Muhakkak ki, büyük bir toplumsal olay ya da bütün bir kuşak sadece bir özelliğine dayanarak açıklanamaz. (Şimdilik benim merceğime bu kadarı yansıdı!) Hiç şüphesiz yarın öbür gün bu hareketin siyasal – sosyal tahlili daha ayrıntılı olarak yapılacaktır. Dolaysıyla bu kuşak sadece olumsuz ya da şimdilerde birdenbire keşfedilen olumlu özellikleriyle tanımlanamaz. (Ne melek ne canavar muamelesi çekmeye gerek yok yani!) Yeniden ve detaylı değerlendirmeye tabi tutulmalıdır. Nabza göre şerbet vermenin alemi yok!..

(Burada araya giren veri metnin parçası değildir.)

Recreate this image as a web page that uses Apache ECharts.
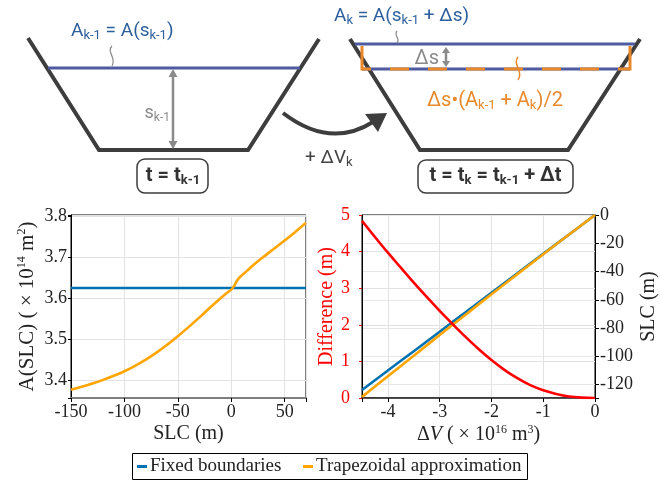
<!DOCTYPE html>
<html><head><meta charset="utf-8">
<script src="https://cdn.jsdelivr.net/npm/echarts@6/dist/echarts.min.js"></script>
<style>html,body{margin:0;padding:0;background:#fff}#c{width:660px;height:481px}</style>
</head><body><div id="c"></div>
<script>
// ---- Data: left panel (area vs SLC) ----
const slcValues = [-150,-140,-130,-120,-110,-100,-90,-80,-70,-60,-50,-40,-30,-20,-10,-5,0,2,4,6,8,10,15,20,30,40,50,60,70];
const areaTrapezoid = [3.378,3.385,3.393,3.402,3.412,3.423,3.436,3.451,3.468,3.487,3.508,3.530,3.553,3.577,3.600,3.611,3.621,3.627,3.636,3.645,3.651,3.656,3.667,3.679,3.700,3.720,3.740,3.761,3.783];
const slcEnds = [-150, 70];
const areaFixed = [3.625, 3.625];
// ---- Data: right panel (vs ΔV) ----
const deltaV = [-4.5,-4.25,-4.0,-3.75,-3.5,-3.25,-3.0,-2.75,-2.5,-2.25,-2.0,-1.75,-1.5,-1.25,-1.0,-0.75,-0.5,-0.25,0];
const slcFixed = [-123.8,-116.9,-110.0,-103.1,-96.3,-89.4,-82.5,-75.6,-68.8,-61.9,-55.0,-48.1,-41.3,-34.4,-27.5,-20.6,-13.8,-6.9,0];
const slcTrapezoid = [-128.6,-121.3,-114.0,-106.7,-99.5,-92.2,-84.9,-77.6,-70.5,-63.2,-56.0,-48.9,-41.8,-34.8,-27.7,-20.7,-13.8,-6.9,0];
const difference = [4.84,4.40,3.97,3.56,3.15,2.76,2.38,2.02,1.67,1.34,1.04,0.77,0.54,0.35,0.21,0.11,0.04,0.01,0];
// ---- Tick labels ----
const leftXTicks = [-150,-100,-50,0,50];
const leftYTicks = [3.4,3.5,3.6,3.7,3.8];
const rightXTicks = [-4,-3,-2,-1,0];
const diffTicks = [0,1,2,3,4,5];
const slcTicks = [-120,-100,-80,-60,-40,-20,0];
const legendNames = ['Fixed boundaries','Trapezoidal approximation'];

const zip = (a,b)=>a.map((v,i)=>[v,b[i]]);
const inList = (list,v)=>list.some(t=>Math.abs(t-v)<1e-6);
const serif = '"Liberation Serif", "DejaVu Serif", serif';
const sans = 'Roboto, "Noto Sans", sans-serif';
const BLUE = '#0072B2', ORANGE = '#FFA500', RED = '#FF0000';
const DARK = '#3d3d3d', GRAYC = '#8a8a8a', LBLUE = '#2d5f9c', LINEBLUE = '#4e5ba0', DORANGE = '#e8892c';

const supRich = {sup:{fontSize:12, fontFamily:serif, padding:[0,0,10,0], color:'#222'}};
const axisName = {fontSize:20, fontFamily:serif, color:'#222', rich:supRich};

function subRich(size, color, bold){
  return {
    a:{fontSize:size, fontFamily:sans, fill:color, fontWeight:bold?'bold':'normal'},
    s:{fontSize:Math.round(size*0.66), fontFamily:sans, fill:color, fontWeight:bold?'bold':'normal', padding:[9,0,0,0]}
  };
}
function txt(x,y,text,rich,align){
  return {type:'text', x:x, y:y, z:10, style:{text:text, rich:rich, align:align||'left', verticalAlign:'middle'}};
}
function ln(x1,y1,x2,y2,color,w,extra){
  return {type:'line', shape:{x1,y1,x2,y2}, z:5, style:Object.assign({stroke:color, lineWidth:w}, extra||{})};
}
function poly(points,color){ return {type:'polygon', shape:{points}, z:6, style:{fill:color}}; }
const serifRich = {t:{fontSize:19, fontFamily:serif, fill:'#222'}};

const graphics = [
  // left trapezoid
  {type:'polyline', shape:{points:[[28,38],[99,150],[248,150],[319,39]]}, z:4, style:{stroke:DARK, lineWidth:4, fill:null}},
  ln(48,68,300,68,LINEBLUE,3),
  ln(173,74,173,144,GRAYC,2.5),
  poly([[173,69],[168.5,77],[177.5,77]],GRAYC),
  poly([[173,149],[168.5,141],[177.5,141]],GRAYC),
  txt(170,113,'{a|s}{s|k-1}',subRich(18,GRAYC),'right'),
  txt(71,31,'{a|A}{s|k-1}{a| = A(s}{s|k-1}{a|)}',subRich(19,LBLUE)),
  {type:'bezierCurve', shape:{x1:112,y1:46,cpx1:106,cpy1:52,cpx2:117,cpy2:58,x2:112,y2:66}, z:5, style:{stroke:'#888', lineWidth:1.2, fill:null}},
  {type:'rect', shape:{x:137,y:159,width:71,height:34,r:8}, z:4, style:{fill:'#fff', stroke:DARK, lineWidth:1.5}},
  txt(173,176,'{a|t = t}{s|k-1}',subRich(20,'#333',true),'center'),
  // curved arrow
  {type:'bezierCurve', shape:{x1:283,y1:113,cpx1:330,cpy1:149,x2:373,y2:122}, z:4, style:{stroke:DARK, lineWidth:4, fill:null}},
  poly([[387,113],[365,114],[378,132]],DARK),
  txt(305,158,'{a|+ ΔV}{s|k}',subRich(19,'#444')),
  // right trapezoid
  {type:'polyline', shape:{points:[[350,39],[420,150],[568,150],[640,39]]}, z:4, style:{stroke:DARK, lineWidth:4, fill:null}},
  ln(355,44,635,44,LINEBLUE,3),
  ln(362,69,630,69,LINEBLUE,3),
  ln(362,69,630,69,DORANGE,3,{lineDash:[19,19], lineDashOffset:10}),
  ln(362,46,362,70.5,DORANGE,3),
  ln(630,46,630,70.5,DORANGE,3),
  ln(446,51,446,63,GRAYC,2.5),
  poly([[446,47],[442,53],[450,53]],GRAYC),
  poly([[446,67],[442,61],[450,61]],GRAYC),
  txt(439,59,'{a|Δs}',subRich(20,GRAYC),'right'),
  {type:'bezierCurve', shape:{x1:397,y1:31,cpx1:393,cpy1:35,cpx2:401,cpy2:39,x2:397,y2:43}, z:5, style:{stroke:'#888', lineWidth:1.2, fill:null}},
  {type:'bezierCurve', shape:{x1:518,y1:57,cpx1:512,cpy1:64,cpx2:524,cpy2:72,x2:518,y2:80}, z:7, style:{stroke:DORANGE, lineWidth:1.5, fill:null}},
  txt(334,16,'{a|A}{s|k}{a| = A(s}{s|k-1}{a| + Δs)}',subRich(19,LBLUE)),
  txt(427,101,'{a|Δs•(A}{s|k-1}{a| + A}{s|k}{a|)/2}',subRich(20,DORANGE)),
  {type:'rect', shape:{x:418,y:160,width:155,height:33,r:8}, z:4, style:{fill:'#fff', stroke:DARK, lineWidth:1.5}},
  txt(495.5,176,'{a|t = t}{s|k}{a| = t}{s|k-1}{a| + Δt}',subRich(20,'#333',true),'center'),
  // legend box
  {type:'rect', shape:{x:132.5,y:453.5,width:395,height:26}, z:4, style:{fill:'#fff', stroke:'#000', lineWidth:1}},
  ln(137,466.5,147,466.5,BLUE,3),
  txt(150,466,'{t|'+legendNames[0]+'}',serifRich),
  ln(303,466.5,313,466.5,ORANGE,3),
  txt(316,466,'{t|'+legendNames[1]+'}',serifRich)
];

const labelBase = {fontSize:18, fontFamily:serif, color:'#222'};
const chart = echarts.init(document.getElementById('c'), null, {renderer:'canvas'});
chart.setOption({
  animation:false,
  textStyle:{fontFamily:serif},
  graphic: graphics,
  legend:{show:false, data:legendNames},
  grid:[
    {left:71, top:215, width:235, height:183, show:true, borderColor:'#000', borderWidth:1},
    {left:362, top:215, width:236, height:183, show:true, borderColor:'#000', borderWidth:1}
  ],
  xAxis:[
    {gridIndex:0, type:'value', min:-150, max:70, interval:50,
     axisLine:{onZero:false, lineStyle:{color:'#7f7f7f', width:2}},
     axisTick:{length:4, lineStyle:{color:'#000'}},
     axisLabel:Object.assign({margin:5, formatter:v=>inList(leftXTicks,v)?String(v):''}, labelBase),
     splitLine:{lineStyle:{color:'#e2e2e2'}},
     name:'SLC (m)', nameLocation:'middle', nameGap:26, nameTextStyle:axisName},
    {gridIndex:1, type:'value', min:-4.5, max:0, splitNumber:5,
     axisLine:{onZero:false, lineStyle:{color:'#222', width:1.5}},
     axisTick:{length:4, lineStyle:{color:'#000'}},
     axisLabel:Object.assign({margin:5, formatter:v=>inList(rightXTicks,v)?String(Math.round(v)):''}, labelBase),
     splitLine:{lineStyle:{color:'#e2e2e2'}},
     name:'{d|Δ}{i|V} ( × 10{sup|16} m{sup|3})', nameLocation:'middle', nameGap:26,
     nameTextStyle:Object.assign({}, axisName, {rich:Object.assign({d:{fontSize:20,fontFamily:serif,color:'#222'}, i:{fontSize:20,fontFamily:serif,fontStyle:'italic',color:'#222'}}, supRich)})}
  ],
  yAxis:[
    {gridIndex:0, type:'value', min:3.358, max:3.802, splitNumber:5,
     axisLine:{show:true, onZero:false, lineStyle:{color:'#000'}},
     axisTick:{length:3, lineStyle:{color:'#000'}},
     axisLabel:Object.assign({margin:4, formatter:v=>inList(leftYTicks,v)?v.toFixed(1):''}, labelBase),
     splitLine:{lineStyle:{color:'#e2e2e2'}},
     name:'A(SLC) ( × 10{sup|14} m{sup|2})', nameLocation:'middle', nameRotate:90, nameGap:33,
     nameTextStyle:Object.assign({}, axisName, {fontSize:21})},
    {gridIndex:1, type:'value', min:0, max:5, interval:1, position:'left',
     axisLine:{show:true, onZero:false, lineStyle:{color:'#000'}},
     axisTick:{length:3, lineStyle:{color:RED}},
     axisLabel:Object.assign({}, labelBase, {color:RED, margin:12, formatter:v=>inList(diffTicks,v)?String(Math.round(v)):''}),
     splitLine:{lineStyle:{color:'#e2e2e2'}},
     name:'Difference (m)', nameLocation:'middle', nameRotate:90, nameGap:24, nameTextStyle:Object.assign({}, axisName, {color:RED})},
    {gridIndex:1, type:'value', min:-129.4, max:0, splitNumber:7, position:'right',
     axisLine:{show:true, onZero:false, lineStyle:{color:'#000'}},
     axisTick:{length:4, lineStyle:{color:'#000'}},
     axisLabel:Object.assign({margin:5, formatter:v=>inList(slcTicks,v)?String(Math.round(v)):''}, labelBase),
     splitLine:{lineStyle:{color:'#e8e8e8'}},
     name:'SLC (m)', nameLocation:'middle', nameRotate:90, nameGap:44, nameTextStyle:axisName}
  ],
  series:[
    {name:legendNames[0], type:'line', xAxisIndex:0, yAxisIndex:0, data:zip(slcEnds, areaFixed), showSymbol:false, symbol:'none', lineStyle:{color:BLUE, width:2.6}, itemStyle:{color:BLUE}},
    {name:legendNames[1], type:'line', xAxisIndex:0, yAxisIndex:0, data:zip(slcValues, areaTrapezoid), smooth:0.3, showSymbol:false, symbol:'none', lineStyle:{color:ORANGE, width:2.6}, itemStyle:{color:ORANGE}},
    {name:legendNames[0], type:'line', xAxisIndex:1, yAxisIndex:2, data:zip(deltaV, slcFixed), showSymbol:false, symbol:'none', lineStyle:{color:BLUE, width:2.6}, itemStyle:{color:BLUE}},
    {name:legendNames[1], type:'line', xAxisIndex:1, yAxisIndex:2, data:zip(deltaV, slcTrapezoid), showSymbol:false, symbol:'none', lineStyle:{color:ORANGE, width:2.6}, itemStyle:{color:ORANGE}},
    {name:'Difference', type:'line', xAxisIndex:1, yAxisIndex:1, data:zip(deltaV, difference), smooth:0.3, showSymbol:false, symbol:'none', lineStyle:{color:RED, width:2.6}, itemStyle:{color:RED}}
  ]
});
</script></body></html>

Benimkisi -yanılma payımla birlikte- sadece kuşbakışı bir anlama çabasıdır. Önemli vurgulamalıyım ki, olayın vukuatsız atlatılması –diğer faktörlerin yanında- Z Kuşağı’nın bu özelliğinden dolayıdır. Kayda geçe!..

Artık “D-Kuşağı” (Dinazor Kuşağı) mensubu ve görmüş geçirmiş “Eski ve eskimiş bir genç” olarak naçizane gözlemim bunlardır. Bakalım zamanla daha neler farkedeceğiz?..

26. 03. 2025

NOT: Cumhurbaşkanı Recep Tayyip Erdoğan’ın merhume validelerine hakaret etmeyi muhalefet etme zanneden, kendini bilmez, provokatör ve lümpen karakterli, hadsiz, sefil ve edepsiz zihniyetlileri kınıyorum.